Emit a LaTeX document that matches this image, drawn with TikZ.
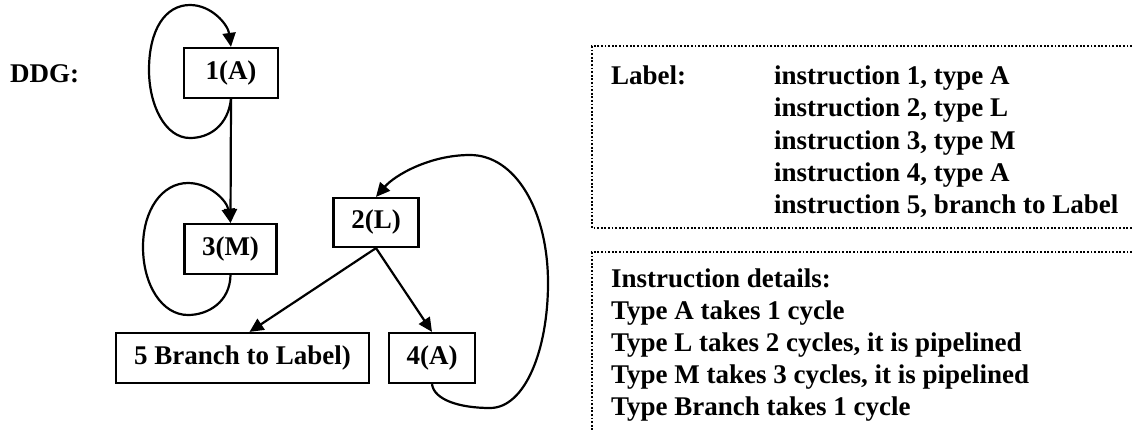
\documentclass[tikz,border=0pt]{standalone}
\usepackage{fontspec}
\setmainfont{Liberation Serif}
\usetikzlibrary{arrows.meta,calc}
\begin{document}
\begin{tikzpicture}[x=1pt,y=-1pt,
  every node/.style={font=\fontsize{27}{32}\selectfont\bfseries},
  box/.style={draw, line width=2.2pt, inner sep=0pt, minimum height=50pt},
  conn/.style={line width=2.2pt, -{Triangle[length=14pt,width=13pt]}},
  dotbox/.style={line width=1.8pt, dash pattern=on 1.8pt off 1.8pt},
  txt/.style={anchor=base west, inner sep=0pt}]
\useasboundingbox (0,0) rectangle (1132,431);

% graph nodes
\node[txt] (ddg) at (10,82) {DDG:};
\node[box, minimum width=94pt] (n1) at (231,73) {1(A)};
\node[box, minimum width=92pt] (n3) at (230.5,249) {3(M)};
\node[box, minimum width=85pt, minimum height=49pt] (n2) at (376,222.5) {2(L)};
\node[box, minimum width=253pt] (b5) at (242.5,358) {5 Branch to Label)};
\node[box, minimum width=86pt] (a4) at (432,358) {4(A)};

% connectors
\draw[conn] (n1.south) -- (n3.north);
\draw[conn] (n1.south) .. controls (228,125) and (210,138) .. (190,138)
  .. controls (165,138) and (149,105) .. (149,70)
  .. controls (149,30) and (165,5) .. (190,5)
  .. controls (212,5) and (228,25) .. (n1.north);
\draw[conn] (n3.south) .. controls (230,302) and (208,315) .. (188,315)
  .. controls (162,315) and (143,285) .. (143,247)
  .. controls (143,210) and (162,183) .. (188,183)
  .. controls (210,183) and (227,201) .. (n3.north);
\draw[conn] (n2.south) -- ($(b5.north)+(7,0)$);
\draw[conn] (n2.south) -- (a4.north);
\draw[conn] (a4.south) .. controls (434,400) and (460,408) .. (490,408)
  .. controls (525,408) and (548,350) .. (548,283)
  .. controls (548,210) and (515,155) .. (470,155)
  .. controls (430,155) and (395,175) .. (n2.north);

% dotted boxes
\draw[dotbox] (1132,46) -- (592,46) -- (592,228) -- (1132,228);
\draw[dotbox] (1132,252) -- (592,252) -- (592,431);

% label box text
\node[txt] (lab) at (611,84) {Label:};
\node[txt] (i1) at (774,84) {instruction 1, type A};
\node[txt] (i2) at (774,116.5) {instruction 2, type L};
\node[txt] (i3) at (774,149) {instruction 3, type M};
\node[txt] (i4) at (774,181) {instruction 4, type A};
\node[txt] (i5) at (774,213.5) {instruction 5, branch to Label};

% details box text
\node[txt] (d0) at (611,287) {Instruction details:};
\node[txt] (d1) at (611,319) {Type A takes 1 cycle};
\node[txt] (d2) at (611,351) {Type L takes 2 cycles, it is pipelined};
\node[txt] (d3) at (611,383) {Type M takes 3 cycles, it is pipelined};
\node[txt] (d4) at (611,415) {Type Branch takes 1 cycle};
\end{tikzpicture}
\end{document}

════════

Problem to solve => Please repeat exactly the data above from its first line to the line that contains "(0,0) rectangle (1132,431);", inclusive, and leave every picture out.

Exercise solution =>
Emit a LaTeX document that matches this image, drawn with TikZ.
\documentclass[tikz,border=0pt]{standalone}
\usepackage{fontspec}
\setmainfont{Liberation Serif}
\usetikzlibrary{arrows.meta,calc}
\begin{document}
\begin{tikzpicture}[x=1pt,y=-1pt,
  every node/.style={font=\fontsize{27}{32}\selectfont\bfseries},
  box/.style={draw, line width=2.2pt, inner sep=0pt, minimum height=50pt},
  conn/.style={line width=2.2pt, -{Triangle[length=14pt,width=13pt]}},
  dotbox/.style={line width=1.8pt, dash pattern=on 1.8pt off 1.8pt},
  txt/.style={anchor=base west, inner sep=0pt}]
\useasboundingbox (0,0) rectangle (1132,431);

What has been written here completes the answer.